Up to and including the line with "75.4, 76.4, 77.6, 72.2, 69, 83.2, 91];", write out the listing from its first line, minus the pictures.

========================================================================

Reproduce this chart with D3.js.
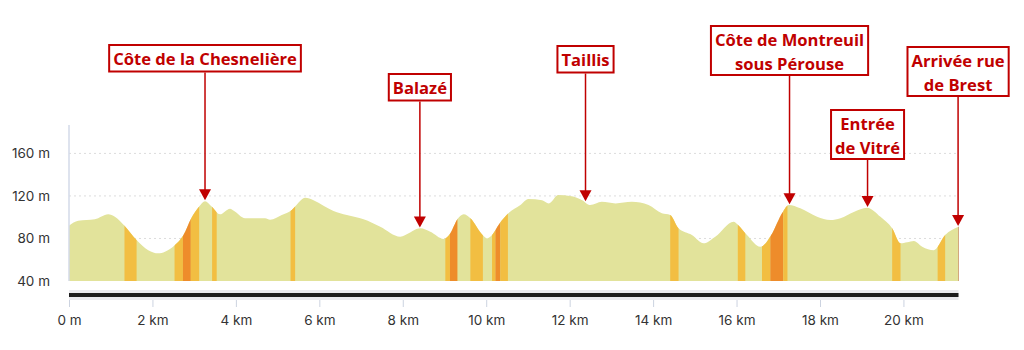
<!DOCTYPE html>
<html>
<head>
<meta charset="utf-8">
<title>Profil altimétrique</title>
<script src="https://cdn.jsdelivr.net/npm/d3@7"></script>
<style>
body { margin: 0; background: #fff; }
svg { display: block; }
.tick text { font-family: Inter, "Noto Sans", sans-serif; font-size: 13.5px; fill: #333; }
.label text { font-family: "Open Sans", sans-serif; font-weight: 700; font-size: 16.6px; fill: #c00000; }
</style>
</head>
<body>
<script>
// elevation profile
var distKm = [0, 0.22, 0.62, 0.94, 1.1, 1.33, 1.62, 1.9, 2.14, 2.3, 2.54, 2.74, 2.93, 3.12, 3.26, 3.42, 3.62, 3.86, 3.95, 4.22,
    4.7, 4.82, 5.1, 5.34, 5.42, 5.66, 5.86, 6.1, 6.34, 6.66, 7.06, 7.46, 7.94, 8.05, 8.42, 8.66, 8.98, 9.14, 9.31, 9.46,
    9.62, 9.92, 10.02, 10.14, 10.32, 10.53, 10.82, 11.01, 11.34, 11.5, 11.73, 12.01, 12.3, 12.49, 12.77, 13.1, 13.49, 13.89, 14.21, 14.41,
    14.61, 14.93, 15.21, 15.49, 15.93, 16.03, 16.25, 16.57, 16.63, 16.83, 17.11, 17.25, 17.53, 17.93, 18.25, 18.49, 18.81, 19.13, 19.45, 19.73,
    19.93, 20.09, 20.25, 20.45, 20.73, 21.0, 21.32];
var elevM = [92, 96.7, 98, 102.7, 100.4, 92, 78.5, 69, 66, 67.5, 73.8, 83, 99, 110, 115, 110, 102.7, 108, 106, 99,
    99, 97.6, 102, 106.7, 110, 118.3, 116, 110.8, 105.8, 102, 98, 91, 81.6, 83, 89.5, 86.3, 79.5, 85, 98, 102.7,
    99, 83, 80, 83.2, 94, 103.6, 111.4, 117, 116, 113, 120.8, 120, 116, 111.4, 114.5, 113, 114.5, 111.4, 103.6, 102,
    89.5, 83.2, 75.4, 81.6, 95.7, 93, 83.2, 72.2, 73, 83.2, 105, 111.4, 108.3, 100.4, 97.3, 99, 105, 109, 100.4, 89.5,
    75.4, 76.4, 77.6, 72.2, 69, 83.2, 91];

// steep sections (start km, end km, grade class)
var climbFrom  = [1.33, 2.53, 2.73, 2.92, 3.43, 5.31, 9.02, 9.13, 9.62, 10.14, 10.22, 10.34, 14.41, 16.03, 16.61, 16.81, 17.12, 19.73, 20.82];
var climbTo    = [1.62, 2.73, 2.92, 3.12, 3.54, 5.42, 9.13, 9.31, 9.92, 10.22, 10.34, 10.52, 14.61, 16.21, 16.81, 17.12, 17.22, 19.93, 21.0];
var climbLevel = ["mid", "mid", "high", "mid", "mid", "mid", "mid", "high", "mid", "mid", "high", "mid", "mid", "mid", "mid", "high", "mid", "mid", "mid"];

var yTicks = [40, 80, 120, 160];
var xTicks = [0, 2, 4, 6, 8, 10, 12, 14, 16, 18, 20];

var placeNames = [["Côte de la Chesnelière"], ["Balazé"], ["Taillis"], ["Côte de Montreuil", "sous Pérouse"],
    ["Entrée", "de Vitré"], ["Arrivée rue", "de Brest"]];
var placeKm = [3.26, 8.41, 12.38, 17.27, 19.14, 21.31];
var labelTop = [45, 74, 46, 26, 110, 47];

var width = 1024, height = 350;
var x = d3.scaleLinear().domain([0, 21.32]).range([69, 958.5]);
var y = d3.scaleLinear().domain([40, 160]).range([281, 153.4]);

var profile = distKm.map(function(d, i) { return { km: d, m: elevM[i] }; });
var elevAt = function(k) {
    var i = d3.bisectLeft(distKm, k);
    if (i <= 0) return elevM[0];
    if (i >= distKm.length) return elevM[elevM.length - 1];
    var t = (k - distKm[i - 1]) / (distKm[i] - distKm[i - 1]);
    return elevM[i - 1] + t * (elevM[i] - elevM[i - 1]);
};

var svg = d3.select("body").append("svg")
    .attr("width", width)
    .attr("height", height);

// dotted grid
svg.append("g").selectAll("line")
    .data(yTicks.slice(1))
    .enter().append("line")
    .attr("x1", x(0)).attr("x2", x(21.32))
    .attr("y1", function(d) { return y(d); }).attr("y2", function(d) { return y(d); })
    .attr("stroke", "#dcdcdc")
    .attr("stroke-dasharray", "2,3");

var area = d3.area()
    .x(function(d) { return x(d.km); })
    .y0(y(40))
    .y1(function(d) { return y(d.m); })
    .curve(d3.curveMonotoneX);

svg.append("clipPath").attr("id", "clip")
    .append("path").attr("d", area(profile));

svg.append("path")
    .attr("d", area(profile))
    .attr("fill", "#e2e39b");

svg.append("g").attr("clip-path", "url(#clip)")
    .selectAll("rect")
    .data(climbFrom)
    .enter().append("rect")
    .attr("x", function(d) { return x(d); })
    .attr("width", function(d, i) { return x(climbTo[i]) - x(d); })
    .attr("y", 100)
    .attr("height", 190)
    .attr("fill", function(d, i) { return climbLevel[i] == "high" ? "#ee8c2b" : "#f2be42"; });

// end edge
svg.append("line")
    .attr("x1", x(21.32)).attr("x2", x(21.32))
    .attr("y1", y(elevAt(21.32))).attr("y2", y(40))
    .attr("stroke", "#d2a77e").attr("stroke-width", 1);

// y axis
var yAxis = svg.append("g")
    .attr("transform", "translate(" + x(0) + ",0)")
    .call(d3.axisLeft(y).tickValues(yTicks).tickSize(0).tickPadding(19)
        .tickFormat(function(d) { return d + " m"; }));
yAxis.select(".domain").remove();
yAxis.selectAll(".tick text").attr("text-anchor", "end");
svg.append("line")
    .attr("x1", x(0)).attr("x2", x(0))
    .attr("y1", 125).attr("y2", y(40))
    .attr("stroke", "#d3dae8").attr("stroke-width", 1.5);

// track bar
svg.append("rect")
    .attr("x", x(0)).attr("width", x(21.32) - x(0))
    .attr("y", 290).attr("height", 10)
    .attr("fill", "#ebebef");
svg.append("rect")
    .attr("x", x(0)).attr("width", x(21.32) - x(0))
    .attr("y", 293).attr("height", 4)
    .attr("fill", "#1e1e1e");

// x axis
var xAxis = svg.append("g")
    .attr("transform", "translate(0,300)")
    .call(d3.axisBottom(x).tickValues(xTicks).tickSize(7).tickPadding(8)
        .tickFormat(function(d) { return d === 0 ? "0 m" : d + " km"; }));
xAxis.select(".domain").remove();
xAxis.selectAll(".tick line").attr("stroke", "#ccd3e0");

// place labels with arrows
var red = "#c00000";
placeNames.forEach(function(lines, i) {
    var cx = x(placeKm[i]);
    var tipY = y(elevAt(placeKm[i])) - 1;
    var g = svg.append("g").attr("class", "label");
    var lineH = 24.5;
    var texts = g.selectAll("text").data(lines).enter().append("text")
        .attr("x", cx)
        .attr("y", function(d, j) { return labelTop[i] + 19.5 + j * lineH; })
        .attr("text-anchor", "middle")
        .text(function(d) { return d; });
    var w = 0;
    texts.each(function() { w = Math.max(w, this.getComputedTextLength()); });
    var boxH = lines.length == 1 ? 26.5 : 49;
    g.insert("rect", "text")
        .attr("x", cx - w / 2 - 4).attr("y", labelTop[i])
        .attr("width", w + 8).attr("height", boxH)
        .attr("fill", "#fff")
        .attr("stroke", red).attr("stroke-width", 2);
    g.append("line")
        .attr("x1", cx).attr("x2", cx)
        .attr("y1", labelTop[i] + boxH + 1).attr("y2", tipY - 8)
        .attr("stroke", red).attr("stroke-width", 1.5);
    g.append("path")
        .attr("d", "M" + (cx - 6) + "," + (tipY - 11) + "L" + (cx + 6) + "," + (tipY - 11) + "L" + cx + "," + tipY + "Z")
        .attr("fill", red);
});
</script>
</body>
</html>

========================================================================

THE SOLUTION =>
Reproduce this chart with D3.js.
<!DOCTYPE html>
<html>
<head>
<meta charset="utf-8">
<title>Profil altimétrique</title>
<script src="https://cdn.jsdelivr.net/npm/d3@7"></script>
<style>
body { margin: 0; background: #fff; }
svg { display: block; }
.tick text { font-family: Inter, "Noto Sans", sans-serif; font-size: 13.5px; fill: #333; }
.label text { font-family: "Open Sans", sans-serif; font-weight: 700; font-size: 16.6px; fill: #c00000; }
</style>
</head>
<body>
<script>
// elevation profile
var distKm = [0, 0.22, 0.62, 0.94, 1.1, 1.33, 1.62, 1.9, 2.14, 2.3, 2.54, 2.74, 2.93, 3.12, 3.26, 3.42, 3.62, 3.86, 3.95, 4.22,
    4.7, 4.82, 5.1, 5.34, 5.42, 5.66, 5.86, 6.1, 6.34, 6.66, 7.06, 7.46, 7.94, 8.05, 8.42, 8.66, 8.98, 9.14, 9.31, 9.46,
    9.62, 9.92, 10.02, 10.14, 10.32, 10.53, 10.82, 11.01, 11.34, 11.5, 11.73, 12.01, 12.3, 12.49, 12.77, 13.1, 13.49, 13.89, 14.21, 14.41,
    14.61, 14.93, 15.21, 15.49, 15.93, 16.03, 16.25, 16.57, 16.63, 16.83, 17.11, 17.25, 17.53, 17.93, 18.25, 18.49, 18.81, 19.13, 19.45, 19.73,
    19.93, 20.09, 20.25, 20.45, 20.73, 21.0, 21.32];
var elevM = [92, 96.7, 98, 102.7, 100.4, 92, 78.5, 69, 66, 67.5, 73.8, 83, 99, 110, 115, 110, 102.7, 108, 106, 99,
    99, 97.6, 102, 106.7, 110, 118.3, 116, 110.8, 105.8, 102, 98, 91, 81.6, 83, 89.5, 86.3, 79.5, 85, 98, 102.7,
    99, 83, 80, 83.2, 94, 103.6, 111.4, 117, 116, 113, 120.8, 120, 116, 111.4, 114.5, 113, 114.5, 111.4, 103.6, 102,
    89.5, 83.2, 75.4, 81.6, 95.7, 93, 83.2, 72.2, 73, 83.2, 105, 111.4, 108.3, 100.4, 97.3, 99, 105, 109, 100.4, 89.5,
    75.4, 76.4, 77.6, 72.2, 69, 83.2, 91];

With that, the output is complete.